SEC, DJ Khaled, Floyd Mayweather Settle ICO Charges

The Securities and Exchange Commission (SEC) has announced settled charges against professional boxer Floyd Mayweather Jr. and music producer DJ Khaled for their failure to disclose payments they received for promoting Initial Coin Offerings (ICOs).

The charges against the two celebrities are the first cases to charge promoting violations involving ICOs.

The SEC found that Mayweather failed to disclose promotional payments from three ICO issuers, while Khaled never disclosed a $50,000 payment from Centra Tech, which he promoted on his social media accounts as a “game changer.” And a post on Mayweather’s Instagram account predicted he would make a large amount of money on another ICO, while a post to Twitter said: “You can call me Floyd Crypto Mayweather from now on.”

In April, the SEC charged the two founders of Centra Tech Inc — which Mayweather also promoted on social media — for a fraudulent ICO that raised more than $32 million.

Without admitting or denying the charges, Mayweather agreed to pay $300,000 in disgorgement, a $300,000 penalty, and $14,775 in prejudgment interest, while Khaled will pay $50,000 in disgorgement, a $100,000 penalty, and $2,725 in prejudgment interest.

In addition, both men agreed not to promote any securities, digital or otherwise, for three years. Mayweather also agreed to cooperate with the investigation, which is ongoing.

“These cases highlight the importance of full disclosure to investors,” Enforcement Division co-director Stephanie Avakian said in a press release. “With no disclosure about the payments, Mayweather and Khaled’s ICO promotions may have appeared to be unbiased, rather than paid endorsements.”

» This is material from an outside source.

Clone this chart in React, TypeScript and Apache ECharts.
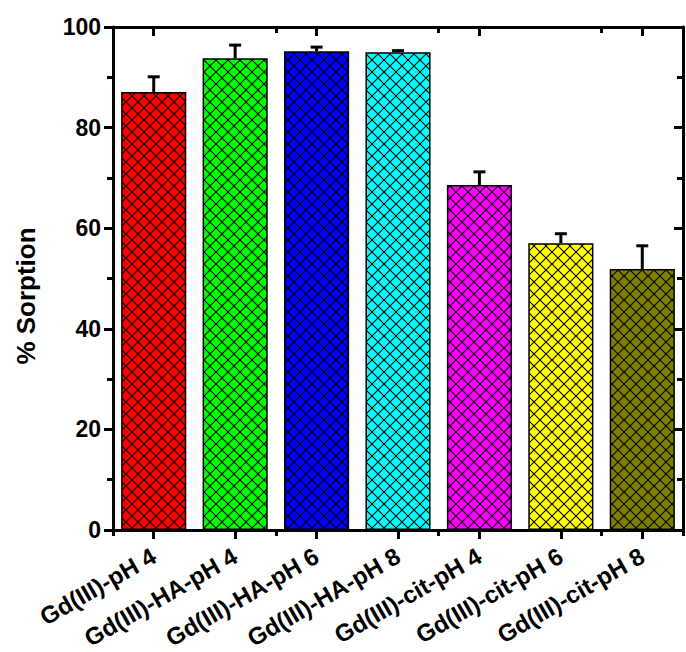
import React, { useEffect, useRef } from "react";
import * as echarts from "echarts";

const categories = [
  "Gd(III)-pH 4",
  "Gd(III)-HA-pH 4",
  "Gd(III)-HA-pH 6",
  "Gd(III)-HA-pH 8",
  "Gd(III)-cit-pH 4",
  "Gd(III)-cit-pH 6",
  "Gd(III)-cit-pH 8",
];
const sorption = [87.1, 93.8, 95.2, 95.0, 68.6, 57.0, 51.9];
const errors = [3.0, 2.6, 0.8, 0.3, 2.6, 1.9, 4.6];
const barColors = ["#FF0000", "#00FF00", "#0000FF", "#00FFFF", "#FF00FF", "#FFFF00", "#808000"];
const yTicks = [0, 20, 40, 60, 80, 100];

const FONT = "'Liberation Sans', Arial, Helvetica, sans-serif";

function makePattern(color: string) {
  const s = 12;
  const c = document.createElement("canvas");
  c.width = s;
  c.height = s;
  const ctx = c.getContext("2d")!;
  ctx.fillStyle = color;
  ctx.fillRect(0, 0, s, s);
  ctx.strokeStyle = "#000";
  ctx.lineWidth = 1.1;
  ctx.beginPath();
  ctx.moveTo(-2, -2);
  ctx.lineTo(s + 2, s + 2);
  ctx.moveTo(s + 2, -2);
  ctx.lineTo(-2, s + 2);
  ctx.stroke();
  return { image: c.toDataURL(), repeat: "repeat", imageWidth: s, imageHeight: s };
}

export default function App() {
  const ref = useRef<HTMLDivElement>(null);
  useEffect(() => {
    if (!ref.current) return;
    const chart = echarts.init(ref.current, undefined, { renderer: "svg" });
    const axisLine = { show: true, lineStyle: { color: "#000", width: 3 } };
    const tickStyle = { color: "#000", width: 3 };
    const yMin = yTicks[0];
    const yMax = yTicks[yTicks.length - 1];
    const yInterval = yTicks[1] - yTicks[0];
    chart.setOption({
      animation: false,
      grid: { left: 113, right: 3, top: 27, bottom: 122, containLabel: false },
      xAxis: [
        {
          type: "category",
          data: categories,
          position: "bottom",
          axisLine,
          axisTick: { show: true, alignWithLabel: true, length: 9, lineStyle: tickStyle },
          axisLabel: {
            rotate: 30,
            margin: 24,
            color: "#000",
            fontWeight: "bold",
            fontSize: 24,
            fontFamily: FONT,
            interval: 0,
          },
          splitLine: { show: false },
        },
        {
          type: "category",
          data: categories,
          position: "bottom",
          axisLine: { show: false },
          axisTick: { show: true, length: 6, lineStyle: tickStyle },
          axisLabel: { show: false },
          splitLine: { show: false },
        },
        {
          type: "category",
          data: categories,
          position: "top",
          axisLine,
          axisTick: { show: true, inside: true, alignWithLabel: true, length: 9, lineStyle: tickStyle },
          axisLabel: { show: false },
          splitLine: { show: false },
        },
        {
          type: "category",
          data: categories,
          position: "top",
          axisLine: { show: false },
          axisTick: { show: true, inside: true, length: 6, lineStyle: tickStyle },
          axisLabel: { show: false },
          splitLine: { show: false },
        },
      ],
      yAxis: [
        {
          type: "value",
          min: yMin,
          max: yMax,
          interval: yInterval,
          position: "left",
          axisLine,
          axisTick: { show: true, length: 9, lineStyle: tickStyle },
          minorTick: { show: true, splitNumber: 2, length: 6, lineStyle: tickStyle },
          axisLabel: {
            color: "#000",
            fontWeight: "bold",
            fontSize: 23,
            fontFamily: FONT,
            margin: 12,
          },
          splitLine: { show: false },
        },
        {
          type: "value",
          min: yMin,
          max: yMax,
          interval: yInterval,
          position: "right",
          axisLine,
          axisTick: { show: true, inside: true, length: 9, lineStyle: tickStyle },
          minorTick: { show: true, splitNumber: 2, length: 6, lineStyle: tickStyle },
          axisLabel: { show: false },
          splitLine: { show: false },
        },
      ],
      graphic: [
        {
          type: "text",
          x: 26,
          y: 296,
          rotation: Math.PI / 2,
          style: {
            text: "% Sorption",
            fill: "#000",
            font: `bold 26px ${FONT}`,
            align: "center",
            verticalAlign: "middle",
          },
        },
      ],
      series: [
        {
          type: "bar",
          xAxisIndex: 0,
          yAxisIndex: 0,
          barCategoryGap: "20%",
          data: sorption.map((v, i) => ({
            value: v,
            itemStyle: {
              color: makePattern(barColors[i]),
              borderColor: "#000",
              borderWidth: 1.5,
            },
          })),
          z: 2,
        },
        {
          type: "custom",
          xAxisIndex: 0,
          yAxisIndex: 0,
          z: 5,
          clip: false,
          data: sorption.map((v, i) => [i, v, errors[i]]),
          renderItem: (params: any, api: any) => {
            const x = api.value(0);
            const m = api.value(1);
            const e = api.value(2);
            const p0 = api.coord([x, m]);
            const p1 = api.coord([x, m + e]);
            return {
              type: "group",
              children: [
                {
                  type: "line",
                  shape: { x1: p0[0], y1: p0[1], x2: p1[0], y2: p1[1] },
                  style: { stroke: "#000", lineWidth: 3 },
                },
                {
                  type: "line",
                  shape: { x1: p1[0] - 6, y1: p1[1], x2: p1[0] + 6, y2: p1[1] },
                  style: { stroke: "#000", lineWidth: 3 },
                },
              ],
            };
          },
        },
      ],
    });
    return () => chart.dispose();
  }, []);
  return (
    <div
      ref={ref}
      style={{ position: "absolute", left: 0, top: 0, width: 686, height: 652, background: "#fff" }}
    />
  );
}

“Investors should be skeptical of investment advice posted to social media platforms, and should not make decisions based on celebrity endorsements,” added Enforcement Division co-director Steven Peikin. “Social media influencers are often paid promoters, not investment professionals, and the securities they’re touting, regardless of whether they are issued using traditional certificates or on the blockchain, could be frauds.”